*Problem details*
Write out the data below in full, unchanged, minus the images.

*Data block*
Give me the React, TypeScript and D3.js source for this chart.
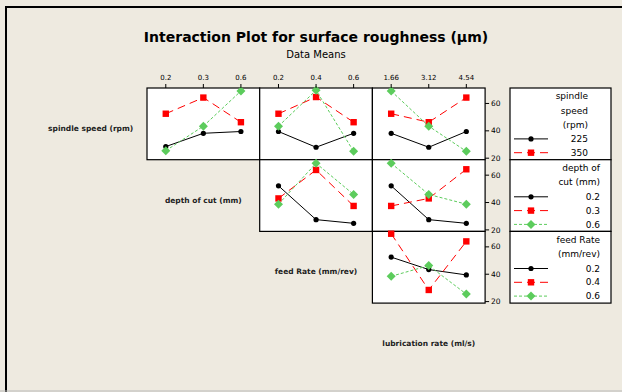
import * as d3 from "d3"

// factor names and level labels
const factors = ["spindle speed (rpm)", "depth of cut (mm)", "feed Rate (mm/rev)", "lubrication rate (ml/s)"]
const depthLevels = ["0.2", "0.3", "0.6"]
const feedLevels = ["0.2", "0.4", "0.6"]
const lubeLevels = ["1.66", "3.12", "4.54"]
const colLevels = [depthLevels, feedLevels, lubeLevels]

// means, one row per level of the row factor (black, red, green)
const speedByDepth = [
  [28.5, 38.2, 39.5],
  [52.5, 64.3, 46.3],
  [25.5, 43.4, 69.1],
]
const speedByFeed = [
  [39.5, 28.0, 38.2],
  [52.5, 64.7, 46.3],
  [43.4, 69.6, 25.0],
]
const speedByLube = [
  [38.2, 28.0, 39.5],
  [52.5, 46.3, 64.3],
  [69.1, 43.4, 25.0],
]
const depthByFeed = [
  [52.2, 27.5, 24.8],
  [43.0, 63.8, 37.5],
  [38.8, 68.7, 45.9],
]
const depthByLube = [
  [52.2, 27.5, 24.8],
  [37.5, 43.0, 64.3],
  [68.7, 45.9, 38.8],
]
const feedByLube = [
  [52.5, 43.4, 39.5],
  [69.6, 28.5, 64.0],
  [38.5, 46.3, 25.5],
]

const yTicks = [20, 40, 60]

const legendTitles = [["spindle", "speed", "(rpm)"], ["depth of", "cut (mm)"], ["feed Rate", "(mm/rev)"]]
const legendLevels = [["225", "350"], ["0.2", "0.3", "0.6"], ["0.2", "0.4", "0.6"]]

const panels = [
  { row: 0, col: 0, data: speedByDepth },
  { row: 0, col: 1, data: speedByFeed },
  { row: 0, col: 2, data: speedByLube },
  { row: 1, col: 1, data: depthByFeed },
  { row: 1, col: 2, data: depthByLube },
  { row: 2, col: 2, data: feedByLube },
]

const styles = [
  { color: "#000000", dash: "none", marker: "circle" },
  { color: "#ff0000", dash: "8,5", marker: "square" },
  { color: "#5ccc5c", dash: "3,2", marker: "diamond" },
]

const font = "DejaVu Sans, Verdana, sans-serif"
const x0 = 147
const cw = 112.7
const y0 = 88
const rh = 71.7

function Marker({ kind, x, y, color }: { kind: string; x: number; y: number; color: string }) {
  if (kind === "circle") return <circle cx={x} cy={y} r={2.6} fill={color} />
  if (kind === "square") return <rect x={x - 3.2} y={y - 3.2} width={6.4} height={6.4} fill={color} />
  return <path d={`M${x},${y - 4.5}L${x + 4.5},${y}L${x},${y + 4.5}L${x - 4.5},${y}Z`} fill={color} />
}

export default function App() {
  const y = d3.scaleLinear().domain([18.9, 71.3]).range([rh, 0])

  return (
    <svg
      width={622}
      height={392}
      style={{ position: "fixed", left: 0, top: 0, background: "#eeeae0" }}
      fontFamily={font}
    >
      <rect x={6} y={7} width={700} height={500} fill="none" stroke="#000" strokeWidth={2} />
      <line x1={0} x2={622} y1={391} y2={391} stroke="#b8b8b8" />

      <text x={316} y={42} textAnchor="middle" fontSize={14} fontWeight="bold">
        Interaction Plot for surface roughness (µm)
      </text>
      <text x={316} y={58} textAnchor="middle" fontSize={10}>
        Data Means
      </text>

      {/* diagonal labels */}
      {factors.map((f, i) => (
        <text
          key={f}
          x={x0 + (i - 1) * cw + cw / 2}
          y={y0 + i * rh + rh / 2 + 7}
          textAnchor="middle"
          fontSize={7.5}
          fontWeight="bold"
          fill="#222"
        >
          {f}
        </text>
      ))}

      {panels.map((p) => {
        const x = d3.scalePoint<string>().domain(colLevels[p.col]).range([0, cw]).padding(0.5)
        const line = d3
          .line<number>()
          .x((_, i) => x(colLevels[p.col][i]) as number)
          .y((d) => y(d))
        return (
          <g key={`${p.row}-${p.col}`} transform={`translate(${x0 + p.col * cw},${y0 + p.row * rh})`}>
            <rect width={cw} height={rh} fill="#fff" stroke="#000" strokeWidth={1.2} />
            {p.data.map((s, si) => (
              <g key={si}>
                <path
                  d={line(s) || ""}
                  fill="none"
                  stroke={styles[si].color}
                  strokeWidth={1}
                  strokeDasharray={styles[si].dash}
                />
                {s.map((v, i) => (
                  <Marker
                    key={i}
                    kind={styles[si].marker}
                    x={x(colLevels[p.col][i]) as number}
                    y={y(v)}
                    color={styles[si].color}
                  />
                ))}
              </g>
            ))}
            {p.row === 0 &&
              colLevels[p.col].map((l) => (
                <g key={l} transform={`translate(${x(l)},0)`}>
                  <line y1={0} y2={-4} stroke="#000" />
                  <text y={-8} textAnchor="middle" fontSize={7}>
                    {l}
                  </text>
                </g>
              ))}
            {p.col === 2 &&
              yTicks.map((t) => (
                <g key={t} transform={`translate(${cw},${y(t)})`}>
                  <line x1={0} x2={4} stroke="#000" />
                  <text x={6} dy="0.35em" fontSize={7.5}>
                    {t}
                  </text>
                </g>
              ))}
          </g>
        )
      })}

      {/* legends */}
      {legendTitles.map((title, li) => {
        const top = y0 + li * rh
        const right = li === 0 ? 588 : 600
        const lineH = 14.5
        const levels = legendLevels[li]
        const firstLevel = top + rh - 7 - (levels.length - 1) * 13.8
        return (
          <g key={li}>
            <rect x={510} y={top} width={101} height={rh} fill="#fff" stroke="#000" strokeWidth={1.2} />
            {title.map((t, ti) => (
              <text key={ti} x={right} y={top + 8 + ti * lineH} dy="0.35em" textAnchor="end" fontSize={9}>
                {t}
              </text>
            ))}
            {levels.map((lv, i) => {
              const cy = firstLevel + i * 13.8
              return (
                <g key={lv}>
                  <line
                    x1={514}
                    x2={548}
                    y1={cy}
                    y2={cy}
                    stroke={styles[i].color}
                    strokeDasharray={styles[i].dash}
                  />
                  <Marker kind={styles[i].marker} x={531} y={cy} color={styles[i].color} />
                  <text x={right} y={cy} dy="0.35em" textAnchor="end" fontSize={9}>
                    {lv}
                  </text>
                </g>
              )
            })}
          </g>
        )
      })}
    </svg>
  )
}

*Correct result*
Give me the React, TypeScript and D3.js source for this chart.
import * as d3 from "d3"

// factor names and level labels
const factors = ["spindle speed (rpm)", "depth of cut (mm)", "feed Rate (mm/rev)", "lubrication rate (ml/s)"]
const depthLevels = ["0.2", "0.3", "0.6"]
const feedLevels = ["0.2", "0.4", "0.6"]
const lubeLevels = ["1.66", "3.12", "4.54"]
const colLevels = [depthLevels, feedLevels, lubeLevels]

// means, one row per level of the row factor (black, red, green)
const speedByDepth = [
  [28.5, 38.2, 39.5],
  [52.5, 64.3, 46.3],
  [25.5, 43.4, 69.1],
]
const speedByFeed = [
  [39.5, 28.0, 38.2],
  [52.5, 64.7, 46.3],
  [43.4, 69.6, 25.0],
]
const speedByLube = [
  [38.2, 28.0, 39.5],
  [52.5, 46.3, 64.3],
  [69.1, 43.4, 25.0],
]
const depthByFeed = [
  [52.2, 27.5, 24.8],
  [43.0, 63.8, 37.5],
  [38.8, 68.7, 45.9],
]
const depthByLube = [
  [52.2, 27.5, 24.8],
  [37.5, 43.0, 64.3],
  [68.7, 45.9, 38.8],
]
const feedByLube = [
  [52.5, 43.4, 39.5],
  [69.6, 28.5, 64.0],
  [38.5, 46.3, 25.5],
]

const yTicks = [20, 40, 60]

const legendTitles = [["spindle", "speed", "(rpm)"], ["depth of", "cut (mm)"], ["feed Rate", "(mm/rev)"]]
const legendLevels = [["225", "350"], ["0.2", "0.3", "0.6"], ["0.2", "0.4", "0.6"]]

const panels = [
  { row: 0, col: 0, data: speedByDepth },
  { row: 0, col: 1, data: speedByFeed },
  { row: 0, col: 2, data: speedByLube },
  { row: 1, col: 1, data: depthByFeed },
  { row: 1, col: 2, data: depthByLube },
  { row: 2, col: 2, data: feedByLube },
]

const styles = [
  { color: "#000000", dash: "none", marker: "circle" },
  { color: "#ff0000", dash: "8,5", marker: "square" },
  { color: "#5ccc5c", dash: "3,2", marker: "diamond" },
]

const font = "DejaVu Sans, Verdana, sans-serif"
const x0 = 147
const cw = 112.7
const y0 = 88
const rh = 71.7

function Marker({ kind, x, y, color }: { kind: string; x: number; y: number; color: string }) {
  if (kind === "circle") return <circle cx={x} cy={y} r={2.6} fill={color} />
  if (kind === "square") return <rect x={x - 3.2} y={y - 3.2} width={6.4} height={6.4} fill={color} />
  return <path d={`M${x},${y - 4.5}L${x + 4.5},${y}L${x},${y + 4.5}L${x - 4.5},${y}Z`} fill={color} />
}

export default function App() {
  const y = d3.scaleLinear().domain([18.9, 71.3]).range([rh, 0])

  return (
    <svg
      width={622}
      height={392}
      style={{ position: "fixed", left: 0, top: 0, background: "#eeeae0" }}
      fontFamily={font}
    >
      <rect x={6} y={7} width={700} height={500} fill="none" stroke="#000" strokeWidth={2} />
      <line x1={0} x2={622} y1={391} y2={391} stroke="#b8b8b8" />

      <text x={316} y={42} textAnchor="middle" fontSize={14} fontWeight="bold">
        Interaction Plot for surface roughness (µm)
      </text>
      <text x={316} y={58} textAnchor="middle" fontSize={10}>
        Data Means
      </text>

      {/* diagonal labels */}
      {factors.map((f, i) => (
        <text
          key={f}
          x={x0 + (i - 1) * cw + cw / 2}
          y={y0 + i * rh + rh / 2 + 7}
          textAnchor="middle"
          fontSize={7.5}
          fontWeight="bold"
          fill="#222"
        >
          {f}
        </text>
      ))}

      {panels.map((p) => {
        const x = d3.scalePoint<string>().domain(colLevels[p.col]).range([0, cw]).padding(0.5)
        const line = d3
          .line<number>()
          .x((_, i) => x(colLevels[p.col][i]) as number)
          .y((d) => y(d))
        return (
          <g key={`${p.row}-${p.col}`} transform={`translate(${x0 + p.col * cw},${y0 + p.row * rh})`}>
            <rect width={cw} height={rh} fill="#fff" stroke="#000" strokeWidth={1.2} />
            {p.data.map((s, si) => (
              <g key={si}>
                <path
                  d={line(s) || ""}
                  fill="none"
                  stroke={styles[si].color}
                  strokeWidth={1}
                  strokeDasharray={styles[si].dash}
                />
                {s.map((v, i) => (
                  <Marker
                    key={i}
                    kind={styles[si].marker}
                    x={x(colLevels[p.col][i]) as number}
                    y={y(v)}
                    color={styles[si].color}
                  />
                ))}
              </g>
            ))}
            {p.row === 0 &&
              colLevels[p.col].map((l) => (
                <g key={l} transform={`translate(${x(l)},0)`}>
                  <line y1={0} y2={-4} stroke="#000" />
                  <text y={-8} textAnchor="middle" fontSize={7}>
                    {l}
                  </text>
                </g>
              ))}
            {p.col === 2 &&
              yTicks.map((t) => (
                <g key={t} transform={`translate(${cw},${y(t)})`}>
                  <line x1={0} x2={4} stroke="#000" />
                  <text x={6} dy="0.35em" fontSize={7.5}>
                    {t}
                  </text>
                </g>
              ))}
          </g>
        )
      })}

      {/* legends */}
      {legendTitles.map((title, li) => {
        const top = y0 + li * rh
        const right = li === 0 ? 588 : 600
        const lineH = 14.5
        const levels = legendLevels[li]
        const firstLevel = top + rh - 7 - (levels.length - 1) * 13.8
        return (
          <g key={li}>
            <rect x={510} y={top} width={101} height={rh} fill="#fff" stroke="#000" strokeWidth={1.2} />
            {title.map((t, ti) => (
              <text key={ti} x={right} y={top + 8 + ti * lineH} dy="0.35em" textAnchor="end" fontSize={9}>
                {t}
              </text>
            ))}
            {levels.map((lv, i) => {
              const cy = firstLevel + i * 13.8
              return (
                <g key={lv}>
                  <line
                    x1={514}
                    x2={548}
                    y1={cy}
                    y2={cy}
                    stroke={styles[i].color}
                    strokeDasharray={styles[i].dash}
                  />
                  <Marker kind={styles[i].marker} x={531} y={cy} color={styles[i].color} />
                  <text x={right} y={cy} dy="0.35em" textAnchor="end" fontSize={9}>
                    {lv}
                  </text>
                </g>
              )
            })}
          </g>
        )
      })}
    </svg>
  )
}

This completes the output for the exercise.